Three Businesses Going Plastic Free
We’ve all spoken about cow flatulence (although if you want to be technical their burps produce more methane than their farts), but did you know that plastic bags release methane too? Scientists are just now researching how many of the most common plastics used in packaging degrade and release greenhouse gases. Not to mention their poisoning fish and other animals they may come across on the path from supermarket to decomposition.
In the UK we incinerated 43.8% of local authority waste in the year 2018/19, this figure an increase on previous years. Waste incineration has been found to produce 2.4% of the UK's electricity and yet is responsible for 13% of the greenhouse gas emissions associated with energy production. So here are three lovely businesses that have ‘refound’, let us say, ways of reducing waste and selling their food without plastics.
Yorkshire Pasta Company
Does Pasta grow on trees in Yorkshire? Well.. not exactly, but it does come in paper bags made from locally milled flour that is kneaded, shaped and dried by solar power. The Yorkshire pasta company has 5 different shapes to choose from and their pasta is truly delicious. I had the mezze maniche rigate which is Italian for striped half sleeves, describing the pasta’s short round shape and grooves, with a simple tomato sauce and grated cheddar cheese. And on sunny days, when enough pasta is made, any excess energy generated by their solar panels is fed back into the national grid. What a lovely thought.
The Re:Store in Hackney Downs studio space just celebrated its second birthday, so I went down with my tupperware container and filled it with vegan sweets and a vegan version of a Snickers bar. They were without a doubt the best vegan alternatives I have ever tried, the texture of the sweets good and chewy without totally sticking your mouth together.
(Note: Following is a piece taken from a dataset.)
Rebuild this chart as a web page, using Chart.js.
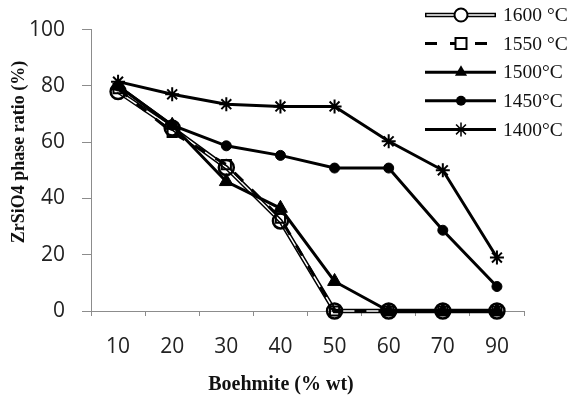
<!DOCTYPE html>
<html>
<head>
<meta charset="utf-8">
<script src="https://cdn.jsdelivr.net/npm/chart.js@4.4.1/dist/chart.umd.min.js"></script>
<style>
html,body{margin:0;padding:0;background:#fff;}
#wrap{width:571px;height:399px;position:relative;}
</style>
</head>
<body>
<div id="wrap"><canvas id="c" width="571" height="399"></canvas></div>
<script>
const categories = ['10','20','30','40','50','60','70','90'];
const seriesNames = ['1600 °C','1550 °C','1500°C','1450°C','1400°C'];
const s1600 = [78, 65, 51, 32, 0, 0, 0, 0];
const s1550 = [79, 63.5, 52, 33, 0, 0, 0, 0];
const s1500 = [80, 66, 46, 36.5, 10.5, 0, 0, 0];
const s1450 = [80, 66, 58.7, 55.3, 50.8, 50.8, 28.7, 8.7];
const s1400 = [81.5, 77, 73.5, 72.7, 72.7, 60.3, 50, 19];
const yTicks = [0, 20, 40, 60, 80, 100];
const xTitle = 'Boehmite (% wt)';
const yTitle = 'ZrSiO4 phase ratio (%)';

const serif = '"Liberation Serif", "Times New Roman", serif';
const sans = '"Open Sans", "Liberation Sans", sans-serif';
const axisGray = '#8c8c8c';

function drawMarker(ctx, type, x, y) {
  ctx.save();
  ctx.lineWidth = 2;
  ctx.strokeStyle = '#000';
  ctx.fillStyle = '#000';
  ctx.beginPath();
  if (type === 'circleOpen') {
    ctx.arc(x, y, 6.5, 0, Math.PI * 2);
    ctx.fillStyle = '#fff'; ctx.fill(); ctx.stroke();
  } else if (type === 'rectOpen') {
    ctx.rect(x - 5.5, y - 5.5, 11, 11);
    ctx.fillStyle = '#fff'; ctx.fill(); ctx.stroke();
  } else if (type === 'triangle') {
    const r = 7;
    ctx.moveTo(x, y - r);
    ctx.lineTo(x + r * 0.866, y + r * 0.5);
    ctx.lineTo(x - r * 0.866, y + r * 0.5);
    ctx.closePath(); ctx.fill();
  } else if (type === 'circle') {
    ctx.arc(x, y, 5, 0, Math.PI * 2); ctx.fill();
  } else if (type === 'star') {
    const r = 7;
    ctx.lineWidth = 1.5;
    ctx.moveTo(x - r, y); ctx.lineTo(x + r, y);
    ctx.moveTo(x, y - r); ctx.lineTo(x, y + r);
    const d = r * 0.7071;
    ctx.moveTo(x - d, y - d); ctx.lineTo(x + d, y + d);
    ctx.moveTo(x - d, y + d); ctx.lineTo(x + d, y - d);
    ctx.stroke();
  }
  ctx.restore();
}

const legendPlugin = {
  id: 'customLegend',
  afterDraw(chart) {
    const ctx = chart.ctx;
    const rows = [
      {t: seriesNames[0], line: 'double', m: 'circleOpen'},
      {t: seriesNames[1], line: 'dash', m: 'rectOpen'},
      {t: seriesNames[2], line: 'solid', m: 'triangle'},
      {t: seriesNames[3], line: 'solid', m: 'circle'},
      {t: seriesNames[4], line: 'solid', m: 'star'}
    ];
    const x0 = 425, x1 = 496, xm = 461, xt = 503;
    rows.forEach((r, i) => {
      const y = 15 + i * 28.6;
      ctx.save();
      ctx.strokeStyle = '#000';
      if (r.line === 'double') {
        ctx.lineWidth = 4.5;
        ctx.beginPath(); ctx.moveTo(x0, y); ctx.lineTo(x1, y); ctx.stroke();
        ctx.strokeStyle = '#fff'; ctx.lineWidth = 1.5;
        ctx.beginPath(); ctx.moveTo(x0 + 1.5, y); ctx.lineTo(x1 - 1.5, y); ctx.stroke();
      } else {
        ctx.lineWidth = 3;
        if (r.line === 'dash') ctx.setLineDash([12, 13]);
        ctx.beginPath(); ctx.moveTo(x0, y); ctx.lineTo(x1, y); ctx.stroke();
      }
      ctx.restore();
      drawMarker(ctx, r.m, xm, y);
      ctx.save();
      ctx.fillStyle = '#111';
      ctx.font = '19.5px ' + serif;
      ctx.textAlign = 'left';
      ctx.textBaseline = 'middle';
      ctx.fillText(r.t, xt, y + 1);
      ctx.restore();
    });
    ctx.save();
    ctx.fillStyle = '#111';
    ctx.font = 'bold 20px ' + serif;
    ctx.textAlign = 'center';
    ctx.textBaseline = 'middle';
    ctx.fillText(xTitle, 281, 385);
    ctx.translate(19, 152);
    ctx.rotate(-Math.PI / 2);
    ctx.font = 'bold 18px ' + serif;
    ctx.fillText(yTitle, 0, 0);
    ctx.restore();
  }
};

function lineDs(data, opts) {
  return Object.assign({
    data: data,
    borderColor: '#000',
    backgroundColor: '#000',
    borderWidth: 3,
    fill: false,
    tension: 0,
    clip: false,
    pointRadius: 0,
    pointHoverRadius: 0
  }, opts);
}

const datasets = [
  lineDs(s1600, {label: 'base1600', borderWidth: 4.5, order: 6}),
  lineDs(s1600, {label: seriesNames[0], borderColor: '#fff', borderWidth: 1.5, order: 5,
    pointStyle: 'circle', pointRadius: 7.5, pointBackgroundColor: 'rgba(255,255,255,0)', pointBorderColor: '#000', pointBorderWidth: 2.5}),
  lineDs(s1550, {label: seriesNames[1], borderDash: [12, 12], order: 4,
    pointStyle: 'rect', pointRadius: 6.5, pointBackgroundColor: 'rgba(255,255,255,0)', pointBorderColor: '#000', pointBorderWidth: 2}),
  lineDs(s1500, {label: seriesNames[2], order: 3,
    pointStyle: 'triangle', pointRadius: 8, pointBackgroundColor: '#000', pointBorderColor: '#000', pointBorderWidth: 1}),
  lineDs(s1450, {label: seriesNames[3], order: 2,
    pointStyle: 'circle', pointRadius: 5, pointBackgroundColor: '#000', pointBorderColor: '#000', pointBorderWidth: 1}),
  lineDs(s1400, {label: seriesNames[4], order: 1,
    pointStyle: 'star', pointRadius: 7, pointBackgroundColor: '#000', pointBorderColor: '#000', pointBorderWidth: 2})
];

new Chart(document.getElementById('c'), {
  type: 'line',
  data: {labels: categories, datasets: datasets},
  options: {
    responsive: false,
    animation: false,
    events: [],
    layout: {padding: {left: 0, right: 47, top: 15, bottom: 0}},
    plugins: {legend: {display: false}, tooltip: {enabled: false}, title: {display: false}},
    scales: {
      x: {
        type: 'category',
        offset: true,
        grid: {offset: true, drawOnChartArea: false, drawTicks: true, tickLength: 5, color: axisGray, lineWidth: 1},
        border: {display: true, color: axisGray, width: 1},
        ticks: {font: {family: sans, size: 21}, color: '#222', padding: 18, maxRotation: 0, autoSkip: false},
        afterFit(s) { s.height = 88; }
      },
      y: {
        min: 0, max: 100,
        afterBuildTicks(s) { s.ticks = yTicks.map(v => ({value: v})); },
        grid: {drawOnChartArea: false, drawTicks: true, tickLength: 9, color: axisGray, lineWidth: 1},
        border: {display: true, color: axisGray, width: 1},
        ticks: {font: {family: sans, size: 21}, color: '#222', padding: 17},
        afterFit(s) { s.width = 91; }
      }
    }
  },
  plugins: [legendPlugin]
});
</script>
</body>
</html>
The shop also had a large range of grains, herbs, bathroom and cleaning products, and nice things like flasks, soap and candles that would make great gifts. They have a box full of containers where you can donate your old (clean) tupperware and jars, or pick one up for use in the shop if you have forgotten to bring one (or simply are more tempted than you expected).
Historians are unsure when the first cheese was made, however it was certainly a few thousand years before plastic was. The Shorrock family run dairy was started in 1923, incidentally 16 years after the first fully synthetic plastic (Bakelite) was made. Grandson of the founder Andrew Shorrock, created the Lancashire Bomb cheese as a gift for a friend moving to the US and since then it has been sold by his dairy across the country. It is matured for at least two years and has a strong but creamy flavour. It is wrapped in wax, preserving it beautifully even after opening, and giving it the distinctive bomb shape. You can find the cheese bomb for every occasion, it's now available in a range of flavours.